Kesaksian berlanjut demikian. “Sewajarnya saja. Ketika sebuah tugas saya terima, pada saat itu pula saya bertekad melaksanakannya sebaik mungkin. Dalam tekad itu tak pernah saya perhitungkan risikonya bagi diri sendiri. Dan ketika melaksanakannya, perbedaan dan ketidaksesuaian yang juga wajar terjadi antara Romo Sis dengan saya justru mengemuka sehingga menjadi arena pembelajaran yang tak ternilai harganya. Demikian pula kejadian-kejadian kecil dalam pergaulan kami atau yang sekadar saya saksikan tanpa keterlibatan yang mendalam, telah membekas dan sering muncul tiba-tiba seperti gambar hidup.”

Totalitas pendidikan

Pendidikan totalitas bukanlah untuk menciptakan individualis , keegoisan, dan profesional semu (mementingkan mencari  nafkah/uang saja) tetapi menumbuhkan  hasil positif/kebaikan  dan kemuliaan terhadap orang lain. Kita bisa  memulainya melalui hal-hal yang sederhana. Kita bias  menumbuhkan cinta yang luar biasa terhadap pendidikan, khususnya di sekolah terutama terkait dengan penanaman dan keteladanan cinta kepada Tuhan Yang Mahaesa, cinta kepada sesama, dan alam sekitarnya. Dalam mewujudkanya  penanganan dan pelayanan  sekolah tentu menuntut  keterlibatan semua pihak terkait(keluarga, masyarakat, yayasan, dan pemerintah).
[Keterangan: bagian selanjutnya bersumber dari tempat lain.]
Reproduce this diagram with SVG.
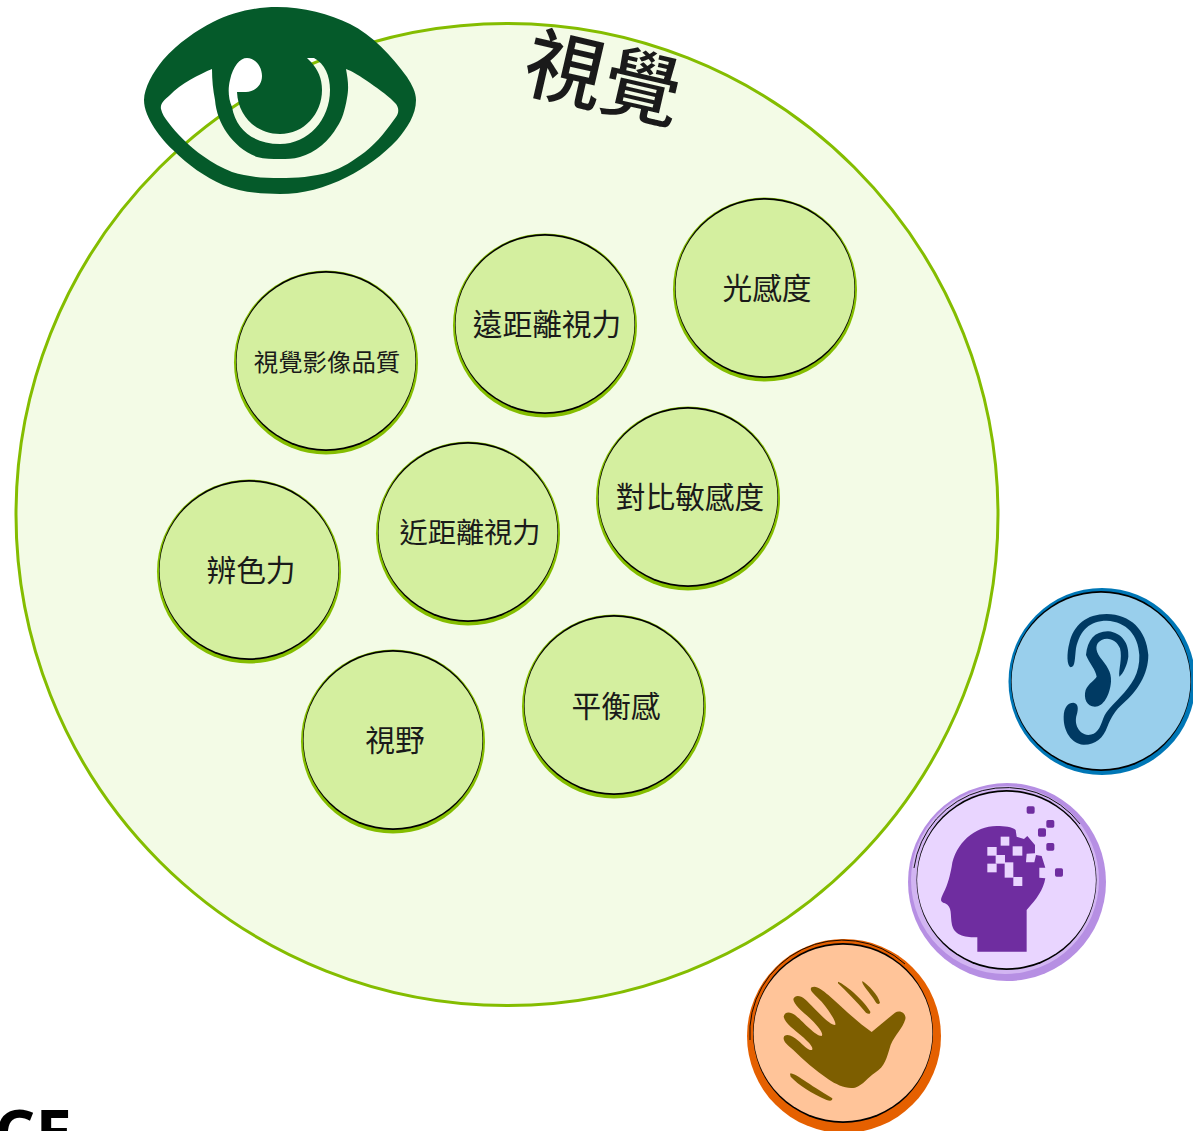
<svg xmlns="http://www.w3.org/2000/svg" width="1193" height="1131" viewBox="0 0 1193 1131">
<style>
text{font-family:"Noto Sans CJK TC","Noto Sans CJK SC",sans-serif;fill:#1a1a1a;text-anchor:middle}
.base{fill:#84BD00}
.ink{fill:#000}
.face{fill:#D4EF9F}
.t30{font-size:29.7px}
.arc{fill:none;stroke:#000;stroke-width:.9}
</style>
<defs>
<g id="bubble">
<circle class="base" cx="0" cy="1.5" r="92"/>
<circle class="ink" cx="0" cy="0" r="90"/>
<ellipse class="face" cx="0" cy="0" rx="89.4" ry="88.2"/>
</g>
</defs>
<g id="vision">
<circle cx="507" cy="514.5" r="491" fill="#F3FBE6" stroke="#84BD00" stroke-width="3"/>
<text transform="translate(603,80) rotate(13)" x="0" y="27" font-size="79" font-weight="500">視覺</text>
<path id="eye" fill="#055A2A" fill-rule="evenodd" d="M144,100C144,88 153,72 163,60C178,43 197,30 213,22C233,12 256,7 277,7C303,7 330,14 350,24C372,35 392,56 407,77C412,85 416,92 416,100C416,115 407,128 397,140C383,155 365,168 347,177C325,188 303,194 280,194C260,194 240,192 223,185C205,177 188,165 173,150C162,140 144,118 144,100ZM212,69C200,74 180,84 170,95C164,100 160,104 161,109C162,114 165,118 168,122C176,133 190,147 203,156C213,163 222,168 232,172C248,177 264,178 280,178C296,178 313,177 330,172C342,168 353,161 365,152C378,142 388,128 396,117C399,113 399,108 396,104C390,97 380,90 370,83C360,76 352,71 346,69C348,80 349,88 347,98C345,110 342,120 337,127C330,140 315,153 300,157C293,159 287,159 280,159C272,159 265,159 257,157C244,152 235,144 227,133C220,123 216,112 215,100C213,90 212,80 212,69ZM307,58L314,58C325,64 330,76 330,90C330,120 308,144 280,144C254,144 236,130 232,107C228,98 228,88 230,80C233,66 240,58 247,58C255,58 262,66 262,76C262,86 254,92 246,92L237,92C238,116 256,134 280,134C304,134 322,114 322,90C322,78 318,70 311,62Z"/>
</g>
<g id="n-light"><use href="#bubble" x="765" y="288"/><text class="t30" x="767" y="299">光感度</text></g>
<g id="n-far"><use href="#bubble" x="545" y="324"/><text class="t30" x="547" y="335">遠距離視力</text></g>
<g id="n-quality"><use href="#bubble" x="326" y="361"/><text x="327" y="371" font-size="24.4">視覺影像品質</text></g>
<g id="n-contrast"><use href="#bubble" x="688" y="497"/><text class="t30" x="690" y="508">對比敏感度</text></g>
<g id="n-near"><use href="#bubble" x="468" y="532"/><text x="470" y="543" font-size="28.2">近距離視力</text></g>
<g id="n-color"><use href="#bubble" x="249" y="570"/><text class="t30" x="251" y="581">辨色力</text></g>
<g id="n-balance"><use href="#bubble" x="614" y="705"/><text class="t30" x="616" y="717">平衡感</text></g>
<g id="n-field"><use href="#bubble" x="393" y="740"/><text class="t30" x="395" y="751">視野</text></g>
<g id="hearing">
<circle cx="1102" cy="681.5" r="93.5" fill="#0077B6"/>
<circle class="ink" cx="1101" cy="681" r="90"/>
<ellipse cx="1101" cy="681" rx="89.4" ry="88.2" fill="#99CFEC"/>
<path transform="translate(1000,580) scale(.3333)" fill="#003A63" fill-rule="evenodd" d="M212,262C200,258 200,220 208,190C220,135 260,102 320,102C390,102 440,150 445,225C445,285 410,335 370,370C345,392 335,410 322,440C310,475 285,495 250,494C215,490 190,455 191,410C192,380 205,368 220,368C235,370 236,385 230,405C222,430 235,463 265,465C290,465 300,445 310,415C320,390 340,375 360,352C395,315 420,280 418,225C415,165 380,125 320,122C270,122 240,150 228,205C224,235 226,262 212,262ZM258,225C262,180 285,153 325,154C365,158 388,190 385,230C382,255 370,280 358,290C355,270 368,235 360,205C350,180 325,170 305,180C285,190 285,210 300,232C320,258 335,275 333,305C330,345 310,380 285,380C260,380 250,355 257,330C265,310 285,300 290,290C288,270 268,250 258,225Z"/>
</g>
<g id="cognition">
<circle cx="1007" cy="882" r="99" fill="#B68FE3"/>
<circle cx="1005" cy="880" r="94" fill="#E9D5FF" opacity=".55"/>
<path class="arc" d="M914,868A93,93 0 0 1 1080,824"/>
<circle class="ink" cx="1006.5" cy="880" r="90"/>
<ellipse cx="1006.5" cy="880" rx="89.4" ry="88.2" fill="#E9D5FF"/>
<g transform="translate(900,775) scale(.3333)" fill="#6F2DA0">
<path d="M290,153C315,153 335,155 347,165L350,185L372,192L382,183L405,210L405,235L380,236L378,262L403,262L408,240L425,243L436,278L418,278L418,308L436,310C430,345 410,372 380,405L380,530L232,530L232,487C200,487 165,485 156,450C150,420 158,395 135,385C118,380 122,372 130,355C145,325 150,300 155,275C165,205 225,153 290,153Z"/>
<g fill="#E9D5FF"><rect x="302" y="185" width="26" height="27"/><rect x="338" y="214" width="29" height="28"/><rect x="262" y="216" width="28" height="26"/><rect x="287" y="240" width="28" height="26"/><rect x="314" y="262" width="26" height="46"/><rect x="340" y="306" width="27" height="27"/><rect x="262" y="266" width="28" height="26"/></g>
<rect x="380" y="94" width="24" height="22" rx="5"/><rect x="439" y="135" width="24" height="23" rx="5"/><rect x="414" y="160" width="24" height="25" rx="5"/><rect x="439" y="204" width="24" height="23" rx="5"/><rect x="465" y="280" width="24" height="25" rx="5"/>
</g>
</g>
<g id="touch">
<circle cx="844" cy="1036" r="97" fill="#E56000"/>
<path class="arc" d="M750,1040A93,93 0 0 1 905,964"/>
<circle class="ink" cx="843" cy="1033" r="90"/>
<ellipse cx="843" cy="1033" rx="89.4" ry="88.2" fill="#FFC499"/>
<g transform="translate(740,930) scale(.3333)" fill="#7D5E00">
<path d="M395,306L465,248C480,238 500,250 496,268C488,295 465,315 452,345C440,385 435,410 405,428C385,440 370,465 345,473C320,478 290,465 265,448C225,420 190,390 160,360C140,345 125,330 133,318C145,310 160,320 175,332C190,345 205,362 216,360C222,352 205,335 185,318C165,300 135,280 131,260C133,245 150,243 165,255C190,275 225,318 245,318C252,310 235,290 215,270C195,250 160,225 160,207C165,195 180,195 195,208C220,230 265,285 285,285C292,280 270,245 245,215C225,195 205,180 215,172C228,165 245,178 265,195C305,230 350,275 395,306Z"/>
<path d="M294,155C320,165 375,215 391,245C392,253 384,253 378,248C350,215 320,185 294,160Z"/>
<path d="M367,153C385,165 415,195 420,218C416,225 410,222 405,213C395,195 375,175 367,158Z"/>
<path d="M150,431C165,428 200,460 277,505C278,513 270,514 260,510C215,490 175,465 152,440Z"/>
</g>
</g>
<text x="33" y="1156" font-size="65" font-weight="700" style="font-family:'Open Sans',sans-serif;fill:#000">CE</text>
</svg>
Pendidikan tidak hanya memunculkan orang kaya tapi harus memunculkan orang yang bahagia menuju kesempurnan. Guru sebagai salah satu unsur pendidik bukan hanya sekedar digugu dan ditiru atau kalau Minggu turu bahkan wagu dan saru namun sebagai “gudang dan pengarah ilmu’ menuju pembaharuan. Selain itu, guru sebagai  tenaga profesional harus terus mengasah kemampuannya dengan cara belajar, belajar dan belajar. Guru dpat meningkatkan kemmpuannya dengan  membaca, meneliti dan menulis. Pada awal tahun pelajaran diharapkan guru tidak hanya sekedar menyiapkan administrasi pelajaran, tapi merancang  penulisan ilmiah serta penelitian. Kalau perlu sampai bisa menghasilkan produk buku atau media pembelajaran sendiri.